--- Start ---

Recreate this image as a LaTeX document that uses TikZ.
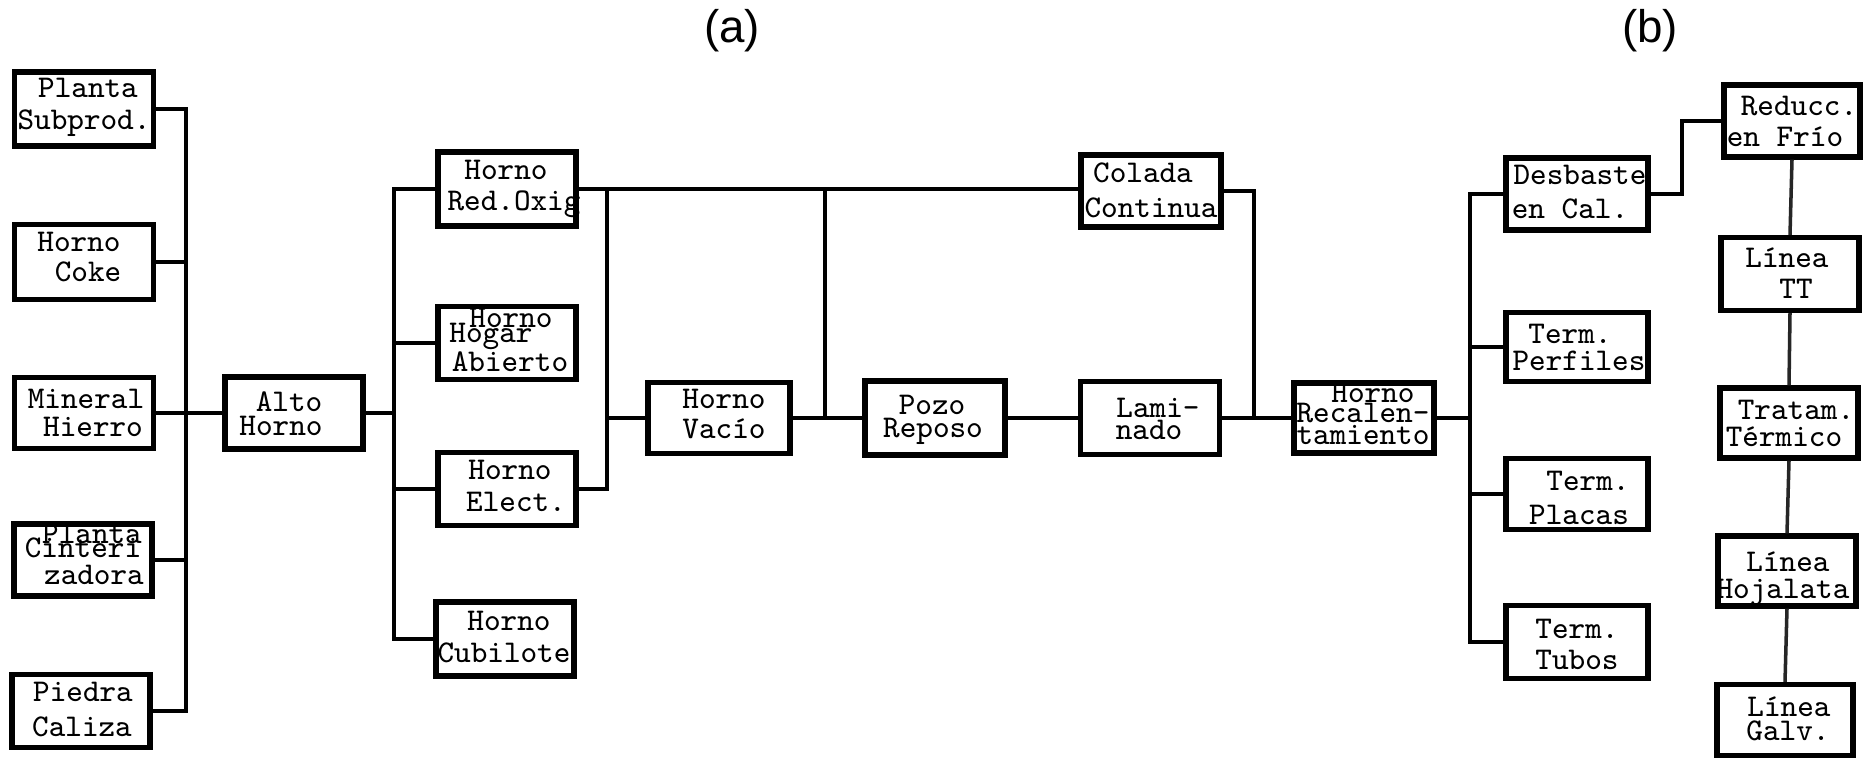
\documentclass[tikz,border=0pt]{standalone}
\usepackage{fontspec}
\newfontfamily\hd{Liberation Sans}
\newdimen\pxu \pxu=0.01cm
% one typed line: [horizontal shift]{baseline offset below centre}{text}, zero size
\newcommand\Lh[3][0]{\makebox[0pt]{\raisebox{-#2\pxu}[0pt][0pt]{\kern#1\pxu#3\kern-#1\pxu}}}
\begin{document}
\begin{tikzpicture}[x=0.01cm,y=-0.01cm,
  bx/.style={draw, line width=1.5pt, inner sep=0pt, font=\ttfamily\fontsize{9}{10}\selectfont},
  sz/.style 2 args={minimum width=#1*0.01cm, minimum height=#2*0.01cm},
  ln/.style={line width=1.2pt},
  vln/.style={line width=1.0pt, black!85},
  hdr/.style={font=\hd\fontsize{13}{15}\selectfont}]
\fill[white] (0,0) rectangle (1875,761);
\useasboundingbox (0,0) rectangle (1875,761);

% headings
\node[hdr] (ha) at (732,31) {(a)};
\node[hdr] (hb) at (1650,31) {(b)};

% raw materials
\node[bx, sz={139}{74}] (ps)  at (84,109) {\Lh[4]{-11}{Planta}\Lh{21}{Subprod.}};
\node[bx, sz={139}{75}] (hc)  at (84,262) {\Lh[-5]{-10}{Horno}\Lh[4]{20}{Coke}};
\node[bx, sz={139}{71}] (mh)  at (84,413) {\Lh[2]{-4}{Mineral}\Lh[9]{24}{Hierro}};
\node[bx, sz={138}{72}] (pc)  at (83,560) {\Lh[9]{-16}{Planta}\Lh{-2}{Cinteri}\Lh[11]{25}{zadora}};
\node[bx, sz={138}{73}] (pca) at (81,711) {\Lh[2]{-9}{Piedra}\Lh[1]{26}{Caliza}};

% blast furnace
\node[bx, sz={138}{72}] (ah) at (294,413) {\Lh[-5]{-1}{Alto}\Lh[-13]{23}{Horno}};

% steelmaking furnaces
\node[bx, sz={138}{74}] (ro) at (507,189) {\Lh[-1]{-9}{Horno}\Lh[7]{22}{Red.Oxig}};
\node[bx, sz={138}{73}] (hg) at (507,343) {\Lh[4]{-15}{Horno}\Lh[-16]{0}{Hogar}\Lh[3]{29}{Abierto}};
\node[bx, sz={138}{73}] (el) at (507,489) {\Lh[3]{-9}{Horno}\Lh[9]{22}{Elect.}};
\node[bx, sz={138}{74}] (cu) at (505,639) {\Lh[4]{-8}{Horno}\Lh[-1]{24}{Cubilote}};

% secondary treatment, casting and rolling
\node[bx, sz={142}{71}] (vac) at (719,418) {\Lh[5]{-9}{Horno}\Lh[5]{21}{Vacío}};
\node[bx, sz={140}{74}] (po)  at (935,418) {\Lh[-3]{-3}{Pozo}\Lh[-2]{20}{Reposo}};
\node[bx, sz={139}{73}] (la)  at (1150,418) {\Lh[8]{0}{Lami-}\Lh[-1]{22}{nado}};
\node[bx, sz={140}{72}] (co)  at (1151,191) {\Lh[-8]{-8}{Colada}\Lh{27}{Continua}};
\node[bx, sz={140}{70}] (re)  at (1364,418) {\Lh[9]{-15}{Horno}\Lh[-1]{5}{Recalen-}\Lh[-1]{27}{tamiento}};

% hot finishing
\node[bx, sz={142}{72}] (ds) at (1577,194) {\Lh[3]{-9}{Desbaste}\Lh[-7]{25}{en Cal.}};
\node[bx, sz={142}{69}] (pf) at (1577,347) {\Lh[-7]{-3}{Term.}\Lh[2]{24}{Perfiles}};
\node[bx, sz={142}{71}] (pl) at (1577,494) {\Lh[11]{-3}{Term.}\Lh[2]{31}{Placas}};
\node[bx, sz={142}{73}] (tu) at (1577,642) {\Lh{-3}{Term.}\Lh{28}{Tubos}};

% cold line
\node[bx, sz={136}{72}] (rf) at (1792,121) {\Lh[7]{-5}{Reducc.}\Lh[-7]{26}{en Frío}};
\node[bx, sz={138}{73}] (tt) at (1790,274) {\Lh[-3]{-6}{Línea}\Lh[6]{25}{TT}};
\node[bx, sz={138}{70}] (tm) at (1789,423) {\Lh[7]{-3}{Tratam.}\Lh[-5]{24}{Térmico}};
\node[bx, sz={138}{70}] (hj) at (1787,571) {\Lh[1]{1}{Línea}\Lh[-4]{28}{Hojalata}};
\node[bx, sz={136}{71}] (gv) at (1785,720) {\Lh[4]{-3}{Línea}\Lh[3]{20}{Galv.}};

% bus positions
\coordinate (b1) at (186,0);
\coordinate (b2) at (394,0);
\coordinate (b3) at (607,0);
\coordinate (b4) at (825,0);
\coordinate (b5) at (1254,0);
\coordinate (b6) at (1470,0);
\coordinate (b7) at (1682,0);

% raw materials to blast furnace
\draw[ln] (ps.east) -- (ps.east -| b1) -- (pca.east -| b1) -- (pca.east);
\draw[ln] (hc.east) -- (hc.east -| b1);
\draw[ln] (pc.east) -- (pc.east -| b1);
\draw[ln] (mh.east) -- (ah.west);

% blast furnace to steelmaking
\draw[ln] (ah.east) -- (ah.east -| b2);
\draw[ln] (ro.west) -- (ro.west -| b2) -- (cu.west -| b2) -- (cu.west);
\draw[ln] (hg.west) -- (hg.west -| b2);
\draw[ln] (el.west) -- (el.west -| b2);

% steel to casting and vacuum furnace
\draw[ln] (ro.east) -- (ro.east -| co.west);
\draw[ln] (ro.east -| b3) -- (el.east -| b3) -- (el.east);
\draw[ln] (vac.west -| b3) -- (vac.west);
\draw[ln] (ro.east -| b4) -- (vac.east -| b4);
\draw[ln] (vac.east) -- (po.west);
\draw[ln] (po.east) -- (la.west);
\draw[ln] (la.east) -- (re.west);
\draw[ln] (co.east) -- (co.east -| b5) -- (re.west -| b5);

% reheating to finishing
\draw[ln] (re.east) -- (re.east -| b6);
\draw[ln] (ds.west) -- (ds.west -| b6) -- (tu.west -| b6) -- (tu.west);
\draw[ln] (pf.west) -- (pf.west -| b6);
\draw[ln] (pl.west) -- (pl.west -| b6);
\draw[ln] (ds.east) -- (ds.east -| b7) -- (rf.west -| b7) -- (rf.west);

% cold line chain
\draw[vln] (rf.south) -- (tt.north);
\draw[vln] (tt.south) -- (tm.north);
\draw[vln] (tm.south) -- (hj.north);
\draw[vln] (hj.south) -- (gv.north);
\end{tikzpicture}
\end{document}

--- End ---

▶ _WHAT THIS TASK INVOLVES_: Leave the pictures out and please restate exactly the lines running from the start of the material through the one with "(hb) at (1650,31)".

▶ _TASK RESPONSE_:
Recreate this image as a LaTeX document that uses TikZ.
\documentclass[tikz,border=0pt]{standalone}
\usepackage{fontspec}
\newfontfamily\hd{Liberation Sans}
\newdimen\pxu \pxu=0.01cm
% one typed line: [horizontal shift]{baseline offset below centre}{text}, zero size
\newcommand\Lh[3][0]{\makebox[0pt]{\raisebox{-#2\pxu}[0pt][0pt]{\kern#1\pxu#3\kern-#1\pxu}}}
\begin{document}
\begin{tikzpicture}[x=0.01cm,y=-0.01cm,
  bx/.style={draw, line width=1.5pt, inner sep=0pt, font=\ttfamily\fontsize{9}{10}\selectfont},
  sz/.style 2 args={minimum width=#1*0.01cm, minimum height=#2*0.01cm},
  ln/.style={line width=1.2pt},
  vln/.style={line width=1.0pt, black!85},
  hdr/.style={font=\hd\fontsize{13}{15}\selectfont}]
\fill[white] (0,0) rectangle (1875,761);
\useasboundingbox (0,0) rectangle (1875,761);

% headings
\node[hdr] (ha) at (732,31) {(a)};
\node[hdr] (hb) at (1650,31) {(b)};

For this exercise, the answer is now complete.